The primary purpose of a WAL is to ensure durability by persisting every state change as a command in an append-only log, even before the actual data structures are updated. This guarantees that changes are not lost, even in the case of system crashes.
- What problem does the WAL solve in systems requiring strong durability?
WAL solves the problem of preserving data integrity in the event of server crashes or failures. It ensures that once a server agrees to perform an action, the changes can be recovered and replayed to restore the system’s state.
- What is stored in each log entry of a WAL?

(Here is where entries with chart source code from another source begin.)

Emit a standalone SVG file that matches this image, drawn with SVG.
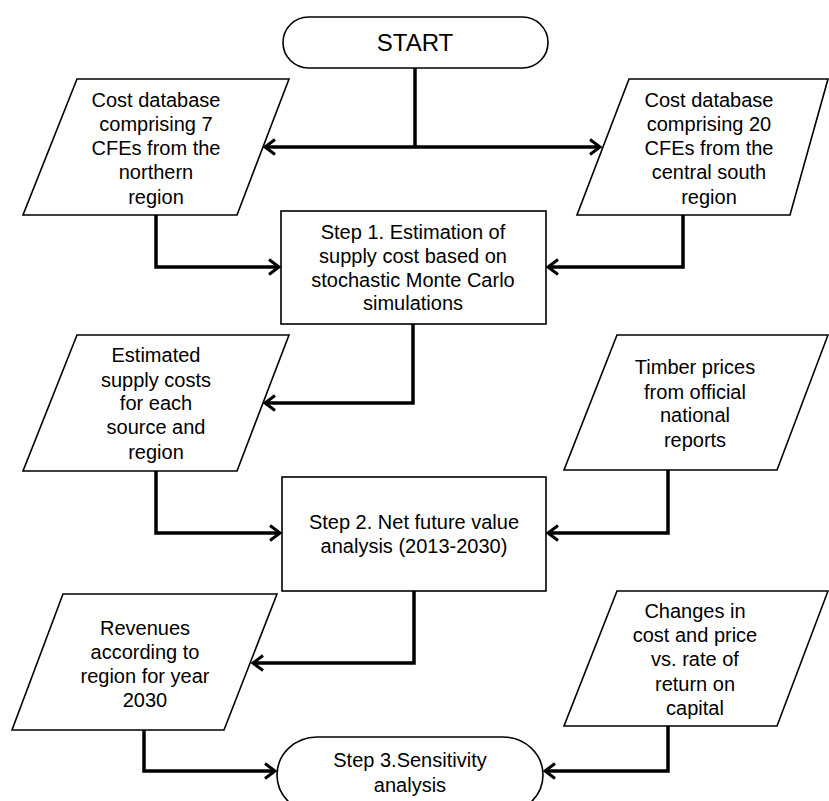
<svg xmlns="http://www.w3.org/2000/svg" width="829" height="801" viewBox="0 0 829 801">
<style>
.shape{fill:#fff;stroke:#000;stroke-width:1.6}
.t{font-family:"Liberation Sans",Arial,sans-serif;font-size:20px;fill:#000;text-anchor:middle}
.big{font-size:24px}
.c{fill:none;stroke:#000;stroke-width:3.5}
</style>
<defs>
<marker id="arr" markerUnits="userSpaceOnUse" markerWidth="16" markerHeight="20" viewBox="0 0 16 20" refX="13" refY="10" orient="auto">
<path d="M3,2.5 L13,10 L3,17.5" fill="none" stroke="#000" stroke-width="3"/>
</marker>
</defs>
<rect width="829" height="801" fill="#fff"/>
<g id="start">
<rect class="shape" x="283" y="17" width="265" height="51" rx="25.5" ry="25.5"/>
<text class="t big" x="415" y="51">START</text>
</g>
<g id="db-north">
<polygon class="shape" points="77,79 289,79 237,215 23,215"/>
<text class="t" x="156" y="107">Cost database</text>
<text class="t" x="156" y="131">comprising 7</text>
<text class="t" x="156" y="155">CFEs from the</text>
<text class="t" x="156" y="179">northern</text>
<text class="t" x="156" y="204">region</text>
</g>
<g id="db-south">
<polygon class="shape" points="629,79 828,79 790,215 577,215"/>
<text class="t" x="709" y="107">Cost database</text>
<text class="t" x="709" y="131">comprising 20</text>
<text class="t" x="709" y="155">CFEs from the</text>
<text class="t" x="709" y="179">central south</text>
<text class="t" x="709" y="204">region</text>
</g>
<g id="step1">
<rect class="shape" x="281" y="211" width="265" height="113"/>
<text class="t" x="413" y="239">Step 1. Estimation of</text>
<text class="t" x="413" y="263">supply cost based on</text>
<text class="t" x="413" y="287">stochastic Monte Carlo</text>
<text class="t" x="413" y="310">simulations</text>
</g>
<g id="estimated">
<polygon class="shape" points="77,335 289,335 237,471 23,471"/>
<text class="t" x="156" y="362">Estimated</text>
<text class="t" x="156" y="387">supply costs</text>
<text class="t" x="156" y="410">for each</text>
<text class="t" x="156" y="434">source and</text>
<text class="t" x="156" y="459">region</text>
</g>
<g id="timber">
<polygon class="shape" points="617,335 828,335 777,470 564,470"/>
<text class="t" x="695" y="374">Timber prices</text>
<text class="t" x="695" y="399">from official</text>
<text class="t" x="695" y="422">national</text>
<text class="t" x="695" y="447">reports</text>
</g>
<g id="step2">
<rect class="shape" x="282" y="477" width="264" height="114"/>
<text class="t" x="414" y="529">Step 2. Net future value</text>
<text class="t" x="414" y="553">analysis (2013-2030)</text>
</g>
<g id="revenues">
<polygon class="shape" points="63,594 277,594 224,730 12,730"/>
<text class="t" x="145" y="635">Revenues</text>
<text class="t" x="145" y="659">according to</text>
<text class="t" x="145" y="683">region for year</text>
<text class="t" x="145" y="707">2030</text>
</g>
<g id="changes">
<polygon class="shape" points="617,591 828,591 777,726 564,726"/>
<text class="t" x="695" y="618">Changes in</text>
<text class="t" x="695" y="642">cost and price</text>
<text class="t" x="695" y="666">vs. rate of</text>
<text class="t" x="695" y="691">return on</text>
<text class="t" x="695" y="715">capital</text>
</g>
<g id="step3">
<rect class="shape" x="277" y="737" width="266" height="76" rx="40" ry="38"/>
<text class="t" x="410" y="767">Step 3.Sensitivity</text>
<text class="t" x="410" y="792">analysis</text>
</g>
<g id="connectors">
<path class="c" d="M415,68 V147"/>
<path class="c" d="M415,147 H265" marker-end="url(#arr)"/>
<path class="c" d="M415,147 H600" marker-end="url(#arr)"/>
<path class="c" d="M156,215 V267 H279" marker-end="url(#arr)"/>
<path class="c" d="M683,215 V267 H548" marker-end="url(#arr)"/>
<path class="c" d="M413,324 V403 H265" marker-end="url(#arr)"/>
<path class="c" d="M156,471 V533 H280" marker-end="url(#arr)"/>
<path class="c" d="M668,470 V533 H548" marker-end="url(#arr)"/>
<path class="c" d="M414,591 V663 H253" marker-end="url(#arr)"/>
<path class="c" d="M144,730 V771 H275" marker-end="url(#arr)"/>
<path class="c" d="M668,726 V771 H545" marker-end="url(#arr)"/>
</g>
</svg>
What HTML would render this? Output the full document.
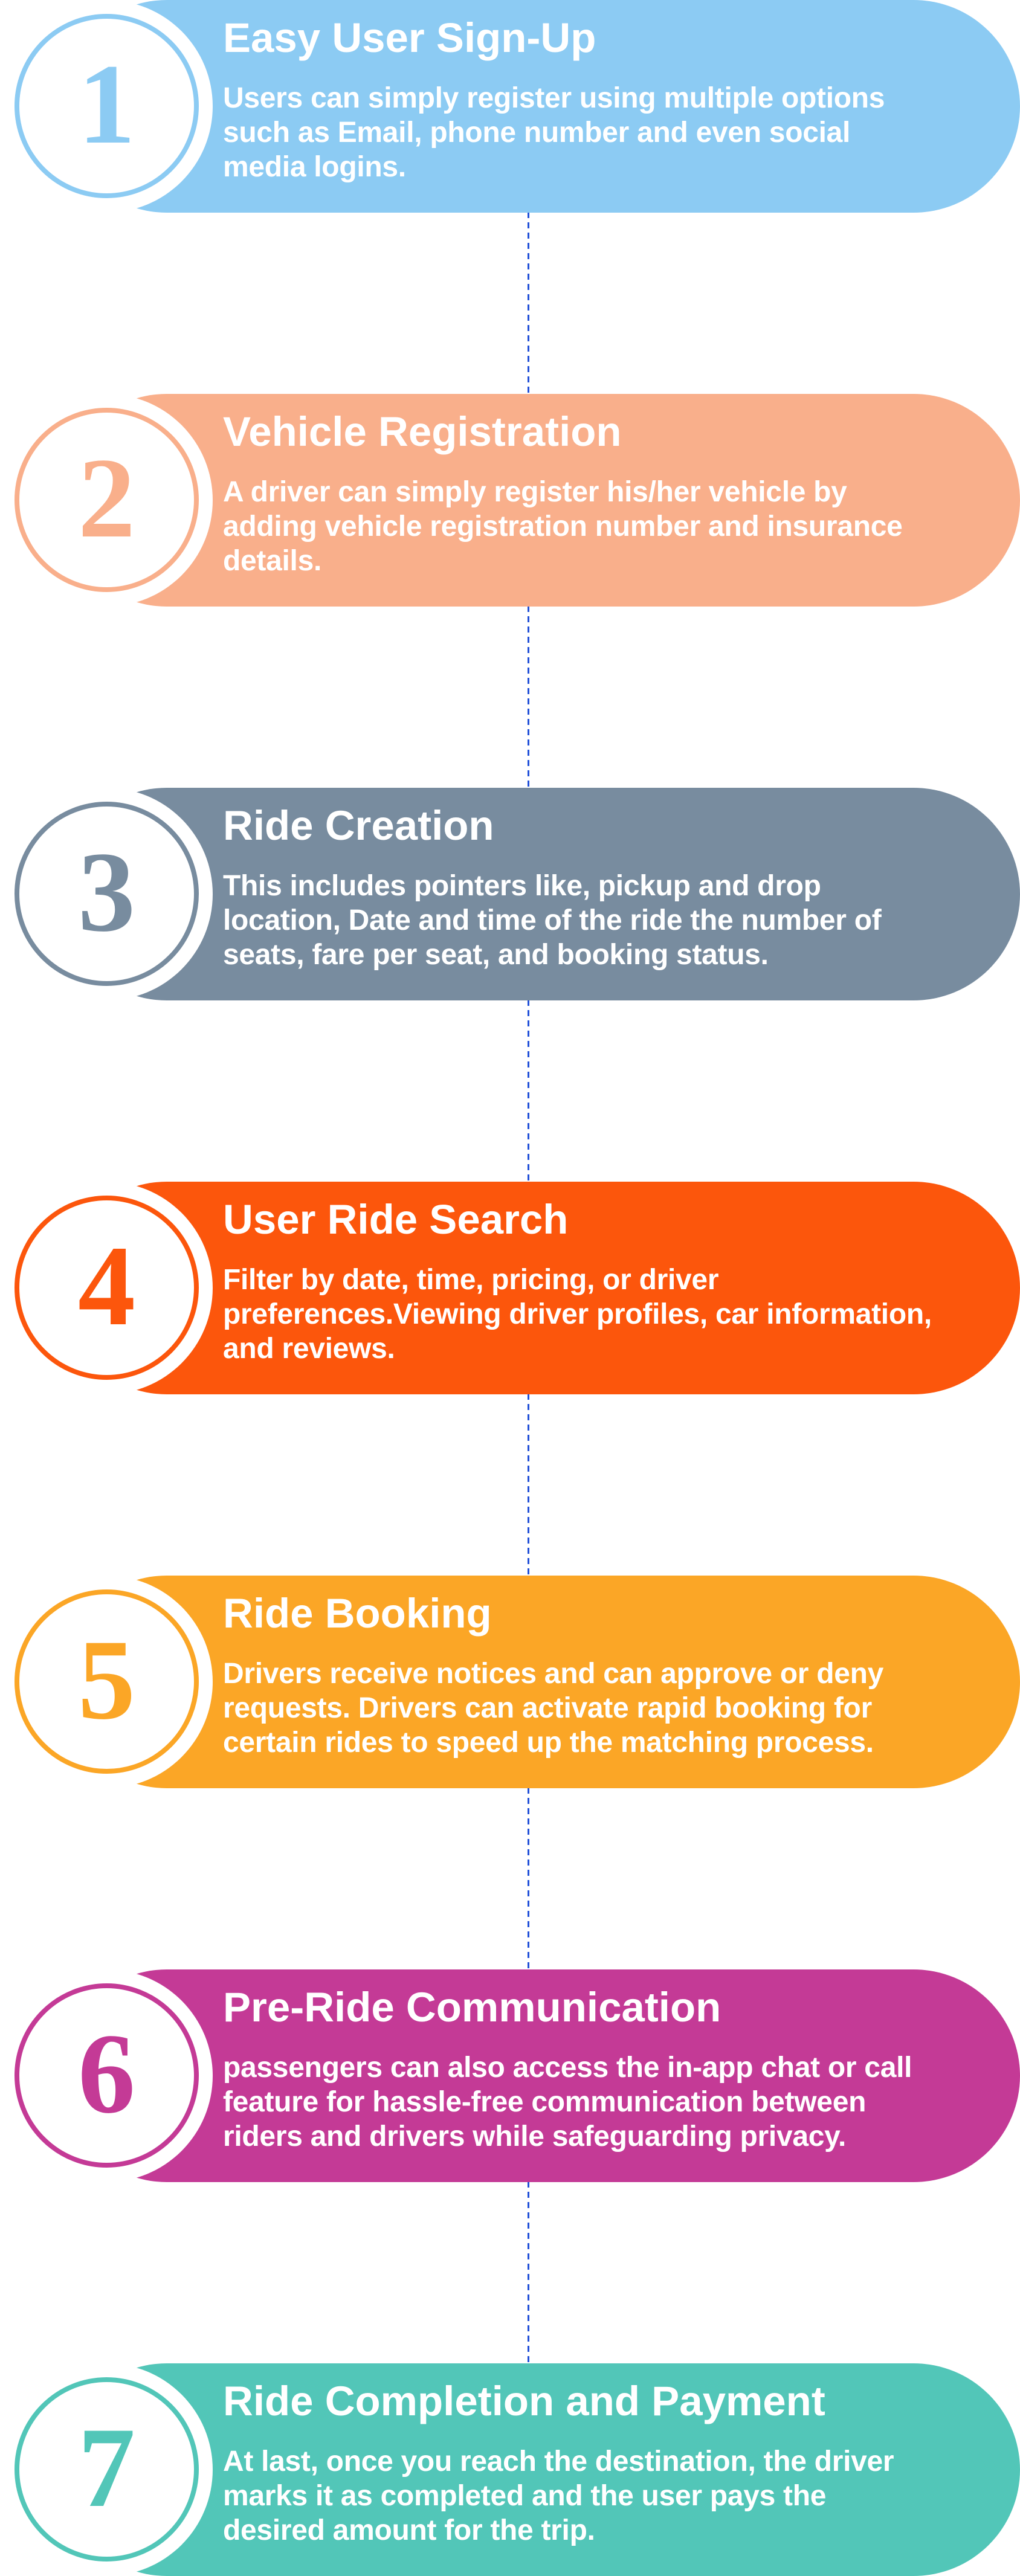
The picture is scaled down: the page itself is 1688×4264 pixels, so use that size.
<!DOCTYPE html>
<html><head><meta charset="utf-8"><style>
*{margin:0;padding:0;box-sizing:border-box}
body{width:1688px;height:4264px;background:#fff;position:relative;overflow:hidden;font-family:"Liberation Sans",sans-serif}
.card{position:absolute;left:0;width:1688px;height:352px}
.pill{position:absolute;left:100px;top:0;width:1588px;height:352px;border-radius:176px}
.wc{position:absolute;left:0;top:0;width:352px;height:352px;border-radius:50%;background:#fff}
.ring{position:absolute;left:24px;top:23px;width:305px;height:305px;border-radius:50%;border:8px solid;background:#fff;text-align:center;font-family:"Liberation Serif",serif;font-weight:bold;font-size:190px;line-height:285px}
.t{position:absolute;left:369px;top:23px;color:#fff;font-weight:bold;font-size:69px;white-space:nowrap;line-height:80px}
.b{position:absolute;left:369px;top:134px;color:#fff;font-weight:bold;font-size:48px;line-height:57px;white-space:nowrap;letter-spacing:-0.3px}
.dash{position:absolute;left:873px;width:3px;height:301px;background:repeating-linear-gradient(to bottom,#2150d8 0 10px,transparent 10px 17px)}
</style></head><body>
<div class="dash" style="top:351px"></div>
<div class="dash" style="top:1003px"></div>
<div class="dash" style="top:1655px"></div>
<div class="dash" style="top:2307px"></div>
<div class="dash" style="top:2959px"></div>
<div class="dash" style="top:3611px"></div>

<div class="card" style="top:0"><div class="pill" style="background:#8ccbf3"></div><div class="wc"></div><div class="ring" style="border-color:#8ccbf3;color:#8ccbf3">1</div>
<div class="t">Easy User Sign-Up</div><div class="b">Users can simply register using multiple options<br>such as Email, phone number and even social<br>media logins.</div></div>

<div class="card" style="top:652px"><div class="pill" style="background:#f9af8b"></div><div class="wc"></div><div class="ring" style="border-color:#f9af8b;color:#f9af8b">2</div>
<div class="t">Vehicle Registration</div><div class="b">A driver can simply register his/her vehicle by<br>adding vehicle registration number and insurance<br>details.</div></div>

<div class="card" style="top:1304px"><div class="pill" style="background:#788c9f"></div><div class="wc"></div><div class="ring" style="border-color:#788c9f;color:#788c9f">3</div>
<div class="t">Ride Creation</div><div class="b">This includes pointers like, pickup and drop<br>location, Date and time of the ride the number of<br>seats, fare per seat, and booking status.</div></div>

<div class="card" style="top:1956px"><div class="pill" style="background:#fc560c"></div><div class="wc"></div><div class="ring" style="border-color:#fc560c;color:#fc560c">4</div>
<div class="t">User Ride Search</div><div class="b">Filter by date, time, pricing, or driver<br>preferences.Viewing driver profiles, car information,<br>and reviews.</div></div>

<div class="card" style="top:2608px"><div class="pill" style="background:#fba626"></div><div class="wc"></div><div class="ring" style="border-color:#fba626;color:#fba626">5</div>
<div class="t">Ride Booking</div><div class="b">Drivers receive notices and can approve or deny<br>requests. Drivers can activate rapid booking for<br>certain rides to speed up the matching process.</div></div>

<div class="card" style="top:3260px"><div class="pill" style="background:#c43a96"></div><div class="wc"></div><div class="ring" style="border-color:#c43a96;color:#c43a96">6</div>
<div class="t">Pre-Ride Communication</div><div class="b">passengers can also access the in-app chat or call<br>feature for hassle-free communication between<br>riders and drivers while safeguarding privacy.</div></div>

<div class="card" style="top:3912px"><div class="pill" style="background:#52c6b8"></div><div class="wc"></div><div class="ring" style="border-color:#52c6b8;color:#52c6b8">7</div>
<div class="t">Ride Completion and Payment</div><div class="b">At last, once you reach the destination, the driver<br>marks it as completed and the user pays the<br>desired amount for the trip.</div></div>
</body></html>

Each log entry stores a unique identifier, the data representing the state change (often serialized commands), the type of entry, and a timestamp.
- How are log entries uniquely identified, and why is this important?
Log entries are uniquely identified using unique identifiers (IDs). This is important for tracking, ordering, and performing operations like cleaning the log (e.g., with Low-Water Mark) and ensuring that duplicates can be identified and ignored.
- How does the system recover its state after a crash using the WAL?
Upon restart, the system reads all entries from the WAL file and replays them in sequence. This re-applies the logged state changes, restoring the system to its most recent consistent state.
- What are the tradeoffs between synchronous and asynchronous flushing of logs?
Synchronous flushing: Provides strong durability guarantees by ensuring that every log entry is written to the physical disk immediately, but it significantly impacts performance.
Asynchronous flushing: Improves performance by batching log entries before writing them to disk but introduces the risk of data loss if the system crashes before the batch is flushed.
- How can corrupted log entries be detected and handled?
Corrupted log entries can be detected using mechanisms like CRC (Cyclic Redundancy Check) records or end-of-entry markers. When detected during recovery, corrupted entries can be discarded to prevent inconsistencies.
- Why is duplicate handling necessary in a WAL, and how can it be addressed?
Duplicates may occur due to client retries or communication failures. They can be addressed by marking each request with a unique identifier and ensuring idempotency in operations, such as ignoring repeated updates to the same key-value pair.
- How does the WAL differ from Event Sourcing in terms of purpose and usage?
WAL: Focuses on durability and recovery, storing changes needed for restoring the current state. Logs are discarded after their purpose is fulfilled (e.g., after a Low-Water Mark).
Event Sourcing: Logs serve as the system’s source of truth, allowing reconstruction of historical states. Logs are retained indefinitely for auditability and replaying events.
- How does a Write-Ahead Log (WAL) support transactional storage by ensuring ACID?
WAL ensures:
Atomicity: All changes within a transaction are written as a single batch, ensuring they are either fully applied or not applied at all.
Consistency: WAL ensures the system is restored to a consistent state by replaying log entries in the correct order.
Isolation: Multiple transactions are isolated and do not interfere with one another.
Durability: Changes are persisted in the WAL before updating the data store, guaranteeing recovery after a crash.